Exactly the lines from the start of the data through the line containing "(0,0) rectangle (798,381);" should be output, with both ends kept and nothing added.

--- Start ---

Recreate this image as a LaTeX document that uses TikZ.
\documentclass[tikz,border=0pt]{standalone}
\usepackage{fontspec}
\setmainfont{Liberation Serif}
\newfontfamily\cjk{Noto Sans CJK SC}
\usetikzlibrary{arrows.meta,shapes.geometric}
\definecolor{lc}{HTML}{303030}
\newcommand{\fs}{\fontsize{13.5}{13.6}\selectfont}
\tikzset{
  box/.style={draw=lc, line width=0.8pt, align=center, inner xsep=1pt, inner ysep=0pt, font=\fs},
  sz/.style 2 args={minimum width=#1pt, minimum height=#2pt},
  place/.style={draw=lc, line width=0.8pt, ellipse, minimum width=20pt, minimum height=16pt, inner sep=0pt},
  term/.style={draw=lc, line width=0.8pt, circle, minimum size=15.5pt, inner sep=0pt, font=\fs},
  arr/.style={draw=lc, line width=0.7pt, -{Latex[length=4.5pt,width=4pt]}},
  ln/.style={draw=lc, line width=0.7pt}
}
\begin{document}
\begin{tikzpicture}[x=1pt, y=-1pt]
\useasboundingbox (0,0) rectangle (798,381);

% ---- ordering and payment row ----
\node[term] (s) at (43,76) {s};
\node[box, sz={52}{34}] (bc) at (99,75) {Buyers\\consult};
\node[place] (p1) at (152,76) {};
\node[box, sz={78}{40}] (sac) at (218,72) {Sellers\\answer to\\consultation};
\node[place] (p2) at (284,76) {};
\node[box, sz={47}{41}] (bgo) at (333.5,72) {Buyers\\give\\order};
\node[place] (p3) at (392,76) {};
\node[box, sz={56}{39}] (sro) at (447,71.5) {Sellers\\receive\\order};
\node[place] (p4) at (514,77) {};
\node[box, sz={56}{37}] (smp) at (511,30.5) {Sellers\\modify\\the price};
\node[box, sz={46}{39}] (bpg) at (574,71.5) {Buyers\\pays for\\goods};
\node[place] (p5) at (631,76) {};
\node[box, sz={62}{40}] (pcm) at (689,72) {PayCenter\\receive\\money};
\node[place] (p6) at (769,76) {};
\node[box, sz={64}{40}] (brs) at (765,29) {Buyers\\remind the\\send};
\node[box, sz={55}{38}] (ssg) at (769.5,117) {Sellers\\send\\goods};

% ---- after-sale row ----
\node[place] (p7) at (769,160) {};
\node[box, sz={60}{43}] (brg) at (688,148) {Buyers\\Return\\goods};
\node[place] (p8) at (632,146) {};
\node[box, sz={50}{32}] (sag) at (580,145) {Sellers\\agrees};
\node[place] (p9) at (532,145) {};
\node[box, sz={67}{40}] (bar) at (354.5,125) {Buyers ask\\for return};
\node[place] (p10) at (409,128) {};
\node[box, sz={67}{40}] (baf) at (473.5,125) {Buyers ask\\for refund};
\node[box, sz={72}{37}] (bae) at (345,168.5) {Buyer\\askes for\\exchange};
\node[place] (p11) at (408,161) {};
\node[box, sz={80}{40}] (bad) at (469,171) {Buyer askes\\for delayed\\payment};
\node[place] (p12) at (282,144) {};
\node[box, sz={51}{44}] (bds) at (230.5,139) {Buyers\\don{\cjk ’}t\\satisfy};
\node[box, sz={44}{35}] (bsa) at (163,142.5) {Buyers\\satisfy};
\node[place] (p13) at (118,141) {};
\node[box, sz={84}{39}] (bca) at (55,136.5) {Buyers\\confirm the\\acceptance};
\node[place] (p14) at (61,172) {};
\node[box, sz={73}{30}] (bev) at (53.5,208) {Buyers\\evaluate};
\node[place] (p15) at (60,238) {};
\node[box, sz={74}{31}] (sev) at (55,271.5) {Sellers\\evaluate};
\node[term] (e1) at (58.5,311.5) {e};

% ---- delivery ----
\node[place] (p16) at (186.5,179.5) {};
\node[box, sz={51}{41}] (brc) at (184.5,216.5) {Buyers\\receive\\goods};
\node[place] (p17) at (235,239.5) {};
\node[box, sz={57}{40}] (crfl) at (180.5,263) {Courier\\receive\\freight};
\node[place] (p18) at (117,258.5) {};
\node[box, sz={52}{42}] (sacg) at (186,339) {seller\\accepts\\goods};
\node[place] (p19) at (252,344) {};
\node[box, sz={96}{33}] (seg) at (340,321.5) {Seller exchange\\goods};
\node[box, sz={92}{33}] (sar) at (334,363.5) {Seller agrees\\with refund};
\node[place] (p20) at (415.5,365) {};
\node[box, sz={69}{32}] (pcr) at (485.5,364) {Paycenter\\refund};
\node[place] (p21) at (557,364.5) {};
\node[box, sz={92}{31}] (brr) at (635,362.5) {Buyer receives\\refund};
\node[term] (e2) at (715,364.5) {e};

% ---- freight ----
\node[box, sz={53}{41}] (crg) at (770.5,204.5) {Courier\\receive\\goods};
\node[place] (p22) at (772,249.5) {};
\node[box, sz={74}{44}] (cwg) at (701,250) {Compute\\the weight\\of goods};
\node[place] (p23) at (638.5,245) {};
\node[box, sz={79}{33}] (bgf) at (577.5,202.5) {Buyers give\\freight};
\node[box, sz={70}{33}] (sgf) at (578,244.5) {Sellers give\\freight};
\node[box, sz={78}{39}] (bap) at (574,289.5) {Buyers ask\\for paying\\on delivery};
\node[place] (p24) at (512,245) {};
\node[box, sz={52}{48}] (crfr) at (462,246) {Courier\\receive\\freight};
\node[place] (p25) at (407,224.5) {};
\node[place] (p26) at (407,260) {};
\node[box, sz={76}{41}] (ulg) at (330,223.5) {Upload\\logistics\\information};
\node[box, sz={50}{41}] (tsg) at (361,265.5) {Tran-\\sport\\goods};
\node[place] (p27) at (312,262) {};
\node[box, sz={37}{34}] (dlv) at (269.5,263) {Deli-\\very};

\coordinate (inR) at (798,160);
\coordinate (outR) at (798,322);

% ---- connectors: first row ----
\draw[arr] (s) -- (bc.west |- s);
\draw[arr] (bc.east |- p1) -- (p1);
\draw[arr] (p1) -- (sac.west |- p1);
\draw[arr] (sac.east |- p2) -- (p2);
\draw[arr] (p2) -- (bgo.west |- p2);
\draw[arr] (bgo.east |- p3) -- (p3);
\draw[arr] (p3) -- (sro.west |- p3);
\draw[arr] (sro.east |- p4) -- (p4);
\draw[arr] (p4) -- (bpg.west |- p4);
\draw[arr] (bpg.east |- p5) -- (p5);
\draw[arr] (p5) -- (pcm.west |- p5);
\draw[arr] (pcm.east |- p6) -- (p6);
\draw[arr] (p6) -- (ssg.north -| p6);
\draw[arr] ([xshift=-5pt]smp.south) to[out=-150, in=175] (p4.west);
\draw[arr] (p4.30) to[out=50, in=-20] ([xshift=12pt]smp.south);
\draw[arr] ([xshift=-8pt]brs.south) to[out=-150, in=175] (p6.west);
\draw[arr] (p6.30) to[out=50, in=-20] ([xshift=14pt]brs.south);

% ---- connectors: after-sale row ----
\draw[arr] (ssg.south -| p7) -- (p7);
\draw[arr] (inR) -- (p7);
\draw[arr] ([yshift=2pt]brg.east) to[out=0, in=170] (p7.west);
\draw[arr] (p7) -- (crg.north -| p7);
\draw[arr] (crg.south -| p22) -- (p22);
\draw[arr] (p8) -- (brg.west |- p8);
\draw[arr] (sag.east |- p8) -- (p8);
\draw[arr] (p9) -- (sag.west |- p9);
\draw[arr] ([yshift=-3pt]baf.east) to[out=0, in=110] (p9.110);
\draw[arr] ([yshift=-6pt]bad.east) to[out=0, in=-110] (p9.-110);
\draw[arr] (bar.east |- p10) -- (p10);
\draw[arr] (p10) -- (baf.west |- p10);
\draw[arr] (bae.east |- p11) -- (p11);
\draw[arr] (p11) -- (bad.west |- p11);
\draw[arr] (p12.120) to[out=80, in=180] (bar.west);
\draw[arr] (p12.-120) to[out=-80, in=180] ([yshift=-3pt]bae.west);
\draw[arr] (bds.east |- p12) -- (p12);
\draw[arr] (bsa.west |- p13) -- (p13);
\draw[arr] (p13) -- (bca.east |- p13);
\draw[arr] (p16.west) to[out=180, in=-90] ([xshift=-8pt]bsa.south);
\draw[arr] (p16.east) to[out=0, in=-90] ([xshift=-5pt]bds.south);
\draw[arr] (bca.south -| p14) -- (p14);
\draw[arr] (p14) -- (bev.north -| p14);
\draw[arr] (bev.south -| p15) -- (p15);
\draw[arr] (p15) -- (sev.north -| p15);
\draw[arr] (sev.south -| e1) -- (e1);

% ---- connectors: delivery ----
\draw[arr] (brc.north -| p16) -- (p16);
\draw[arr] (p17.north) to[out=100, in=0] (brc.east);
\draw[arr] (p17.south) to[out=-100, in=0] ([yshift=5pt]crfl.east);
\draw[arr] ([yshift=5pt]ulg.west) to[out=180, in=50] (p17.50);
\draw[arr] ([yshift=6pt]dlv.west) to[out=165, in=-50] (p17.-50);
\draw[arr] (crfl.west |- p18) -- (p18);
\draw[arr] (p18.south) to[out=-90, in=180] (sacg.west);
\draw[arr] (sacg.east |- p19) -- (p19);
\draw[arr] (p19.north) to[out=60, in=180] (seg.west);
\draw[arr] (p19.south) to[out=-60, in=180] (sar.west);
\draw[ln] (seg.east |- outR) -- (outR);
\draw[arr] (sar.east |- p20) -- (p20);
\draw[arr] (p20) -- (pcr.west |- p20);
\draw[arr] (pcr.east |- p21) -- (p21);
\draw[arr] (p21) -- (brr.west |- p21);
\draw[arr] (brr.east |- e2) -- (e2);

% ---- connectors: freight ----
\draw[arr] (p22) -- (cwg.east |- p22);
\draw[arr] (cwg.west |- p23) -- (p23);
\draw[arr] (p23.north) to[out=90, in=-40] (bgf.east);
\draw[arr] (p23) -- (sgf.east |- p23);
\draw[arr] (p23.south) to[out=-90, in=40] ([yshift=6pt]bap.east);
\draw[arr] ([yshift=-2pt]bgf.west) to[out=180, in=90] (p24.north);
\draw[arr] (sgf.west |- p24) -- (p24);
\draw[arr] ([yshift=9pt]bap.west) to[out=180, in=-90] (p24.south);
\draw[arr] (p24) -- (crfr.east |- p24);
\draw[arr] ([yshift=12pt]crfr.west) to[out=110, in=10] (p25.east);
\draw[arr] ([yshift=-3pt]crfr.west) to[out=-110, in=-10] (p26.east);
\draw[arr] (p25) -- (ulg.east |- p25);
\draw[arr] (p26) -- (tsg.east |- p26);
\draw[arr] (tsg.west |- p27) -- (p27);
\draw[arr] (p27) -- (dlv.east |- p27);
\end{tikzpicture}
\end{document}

--- End ---

* _Finished exercise_
Recreate this image as a LaTeX document that uses TikZ.
\documentclass[tikz,border=0pt]{standalone}
\usepackage{fontspec}
\setmainfont{Liberation Serif}
\newfontfamily\cjk{Noto Sans CJK SC}
\usetikzlibrary{arrows.meta,shapes.geometric}
\definecolor{lc}{HTML}{303030}
\newcommand{\fs}{\fontsize{13.5}{13.6}\selectfont}
\tikzset{
  box/.style={draw=lc, line width=0.8pt, align=center, inner xsep=1pt, inner ysep=0pt, font=\fs},
  sz/.style 2 args={minimum width=#1pt, minimum height=#2pt},
  place/.style={draw=lc, line width=0.8pt, ellipse, minimum width=20pt, minimum height=16pt, inner sep=0pt},
  term/.style={draw=lc, line width=0.8pt, circle, minimum size=15.5pt, inner sep=0pt, font=\fs},
  arr/.style={draw=lc, line width=0.7pt, -{Latex[length=4.5pt,width=4pt]}},
  ln/.style={draw=lc, line width=0.7pt}
}
\begin{document}
\begin{tikzpicture}[x=1pt, y=-1pt]
\useasboundingbox (0,0) rectangle (798,381);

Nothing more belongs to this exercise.